Directive: Would you transcribe the listing that follows, character for character, and omit its images?

■ ■ ■ ■

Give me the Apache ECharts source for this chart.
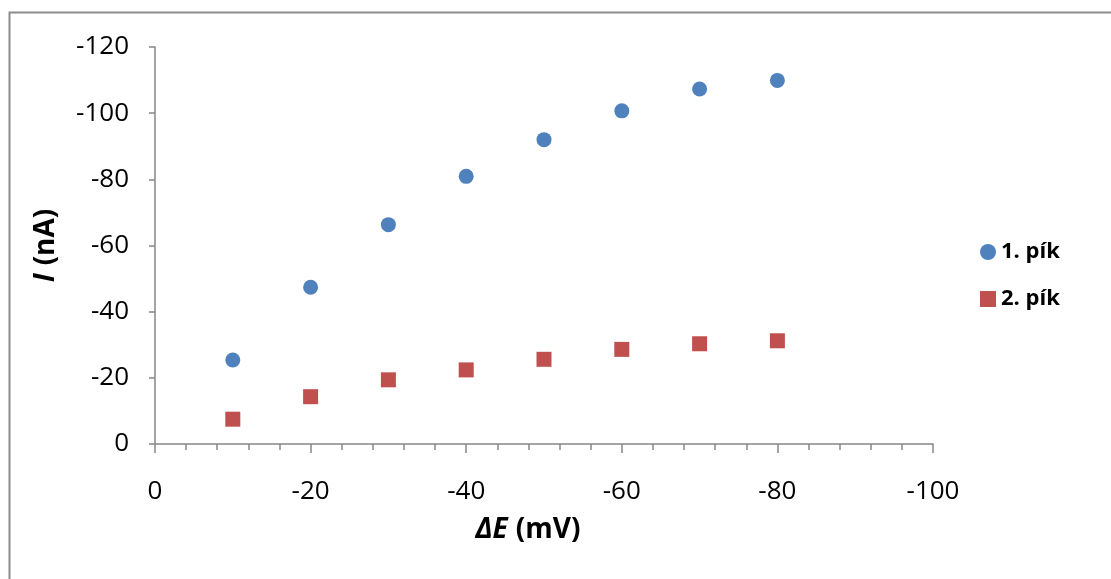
<!DOCTYPE html>
<html>
<head>
<meta charset="utf-8">
<script src="https://cdn.jsdelivr.net/npm/echarts@6/dist/echarts.min.js"></script>
<style>
html,body{margin:0;padding:0;background:#fff;}
#c{width:1111px;height:579px;}
</style>
</head>
<body>
<div id="c"></div>
<script>
const deltaE = [-10, -20, -30, -40, -50, -60, -70, -80];
const peak1 = [-25.4, -47.4, -66.3, -80.9, -92.0, -100.7, -107.3, -109.9];
const peak2 = [-7.5, -14.3, -19.4, -22.4, -25.6, -28.6, -30.3, -31.2];
const seriesNames = ['1. p\u00edk', '2. p\u00edk'];

const font = '"Open Sans", "Noto Sans", sans-serif';
const chart = echarts.init(document.getElementById('c'));
chart.setOption({
  animation: false,
  backgroundColor: '#fff',
  textStyle: { fontFamily: font },
  grid: { left: 155, right: 178, top: 47, bottom: 135 },
  graphic: [{
    type: 'rect', left: 7, top: 10, z: -1,
    shape: { width: 1200, height: 700 },
    style: { fill: 'none', stroke: '#8c8c8c', lineWidth: 2 }
  }],
  legend: {
    orient: 'vertical', left: 980, top: 241, padding: 0,
    itemWidth: 16, itemHeight: 16, itemGap: 25, itemStyle: { opacity: 1 },
    textStyle: { fontSize: 22, fontWeight: 'bold', color: '#000', fontFamily: font },
    data: seriesNames
  },
  xAxis: {
    type: 'value', min: -100, max: 0, interval: 20, inverse: true,
    name: '{i|\u0394E}{b|(mV)}', nameLocation: 'middle', nameGap: 72,
    nameTextStyle: {
      padding: [0, 32, 0, 0],
      rich: {
        i: { fontSize: 28, fontWeight: 'bold', fontStyle: 'italic', color: '#000', fontFamily: font, padding: [0, 8, 0, 0] },
        b: { fontSize: 28, fontWeight: 'bold', color: '#000', fontFamily: font }
      }
    },
    axisLine: { show: true, onZero: false, lineStyle: { color: '#868686', width: 1.5 } },
    axisTick: { show: true, length: 9, inside: false, lineStyle: { color: '#868686', width: 1.5 } },
    minorTick: { show: true, splitNumber: 5, length: 6, lineStyle: { color: '#868686', width: 1.5 } },
    splitLine: { show: false },
    axisLabel: { fontSize: 26, color: '#000', margin: 35, fontFamily: font }
  },
  yAxis: {
    type: 'value', min: -120, max: 0, interval: 20, inverse: true,
    name: '{i|I}{b|(nA)}', nameLocation: 'middle', nameGap: 95, nameRotate: 90,
    nameTextStyle: {
      rich: {
        i: { fontSize: 28, fontWeight: 'bold', fontStyle: 'italic', color: '#000', fontFamily: font, padding: [0, 8, 0, 0] },
        b: { fontSize: 28, fontWeight: 'bold', color: '#000', fontFamily: font }
      }
    },
    axisLine: { show: true, onZero: false, lineStyle: { color: '#868686', width: 1.5 } },
    axisTick: { show: true, length: 6, lineStyle: { color: '#868686', width: 1.5 } },
    splitLine: { show: false },
    axisLabel: { fontSize: 26, color: '#000', margin: 26, fontFamily: font }
  },
  series: [
    {
      name: seriesNames[0], type: 'scatter', symbol: 'circle', symbolSize: 15,
      itemStyle: { color: '#4F81BD', opacity: 1 },
      data: deltaE.map((x, i) => [x, peak1[i]])
    },
    {
      name: seriesNames[1], type: 'scatter', symbol: 'rect', symbolSize: 15,
      itemStyle: { color: '#C0504D', opacity: 1 },
      data: deltaE.map((x, i) => [x, peak2[i]])
    }
  ]
});
</script>
</body>
</html>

■ ■ ■ ■

Complete response:
Give me the Apache ECharts source for this chart.
<!DOCTYPE html>
<html>
<head>
<meta charset="utf-8">
<script src="https://cdn.jsdelivr.net/npm/echarts@6/dist/echarts.min.js"></script>
<style>
html,body{margin:0;padding:0;background:#fff;}
#c{width:1111px;height:579px;}
</style>
</head>
<body>
<div id="c"></div>
<script>
const deltaE = [-10, -20, -30, -40, -50, -60, -70, -80];
const peak1 = [-25.4, -47.4, -66.3, -80.9, -92.0, -100.7, -107.3, -109.9];
const peak2 = [-7.5, -14.3, -19.4, -22.4, -25.6, -28.6, -30.3, -31.2];
const seriesNames = ['1. p\u00edk', '2. p\u00edk'];

const font = '"Open Sans", "Noto Sans", sans-serif';
const chart = echarts.init(document.getElementById('c'));
chart.setOption({
  animation: false,
  backgroundColor: '#fff',
  textStyle: { fontFamily: font },
  grid: { left: 155, right: 178, top: 47, bottom: 135 },
  graphic: [{
    type: 'rect', left: 7, top: 10, z: -1,
    shape: { width: 1200, height: 700 },
    style: { fill: 'none', stroke: '#8c8c8c', lineWidth: 2 }
  }],
  legend: {
    orient: 'vertical', left: 980, top: 241, padding: 0,
    itemWidth: 16, itemHeight: 16, itemGap: 25, itemStyle: { opacity: 1 },
    textStyle: { fontSize: 22, fontWeight: 'bold', color: '#000', fontFamily: font },
    data: seriesNames
  },
  xAxis: {
    type: 'value', min: -100, max: 0, interval: 20, inverse: true,
    name: '{i|\u0394E}{b|(mV)}', nameLocation: 'middle', nameGap: 72,
    nameTextStyle: {
      padding: [0, 32, 0, 0],
      rich: {
        i: { fontSize: 28, fontWeight: 'bold', fontStyle: 'italic', color: '#000', fontFamily: font, padding: [0, 8, 0, 0] },
        b: { fontSize: 28, fontWeight: 'bold', color: '#000', fontFamily: font }
      }
    },
    axisLine: { show: true, onZero: false, lineStyle: { color: '#868686', width: 1.5 } },
    axisTick: { show: true, length: 9, inside: false, lineStyle: { color: '#868686', width: 1.5 } },
    minorTick: { show: true, splitNumber: 5, length: 6, lineStyle: { color: '#868686', width: 1.5 } },
    splitLine: { show: false },
    axisLabel: { fontSize: 26, color: '#000', margin: 35, fontFamily: font }
  },
  yAxis: {
    type: 'value', min: -120, max: 0, interval: 20, inverse: true,
    name: '{i|I}{b|(nA)}', nameLocation: 'middle', nameGap: 95, nameRotate: 90,
    nameTextStyle: {
      rich: {
        i: { fontSize: 28, fontWeight: 'bold', fontStyle: 'italic', color: '#000', fontFamily: font, padding: [0, 8, 0, 0] },
        b: { fontSize: 28, fontWeight: 'bold', color: '#000', fontFamily: font }
      }
    },
    axisLine: { show: true, onZero: false, lineStyle: { color: '#868686', width: 1.5 } },
    axisTick: { show: true, length: 6, lineStyle: { color: '#868686', width: 1.5 } },
    splitLine: { show: false },
    axisLabel: { fontSize: 26, color: '#000', margin: 26, fontFamily: font }
  },
  series: [
    {
      name: seriesNames[0], type: 'scatter', symbol: 'circle', symbolSize: 15,
      itemStyle: { color: '#4F81BD', opacity: 1 },
      data: deltaE.map((x, i) => [x, peak1[i]])
    },
    {
      name: seriesNames[1], type: 'scatter', symbol: 'rect', symbolSize: 15,
      itemStyle: { color: '#C0504D', opacity: 1 },
      data: deltaE.map((x, i) => [x, peak2[i]])
    }
  ]
});
</script>
</body>
</html>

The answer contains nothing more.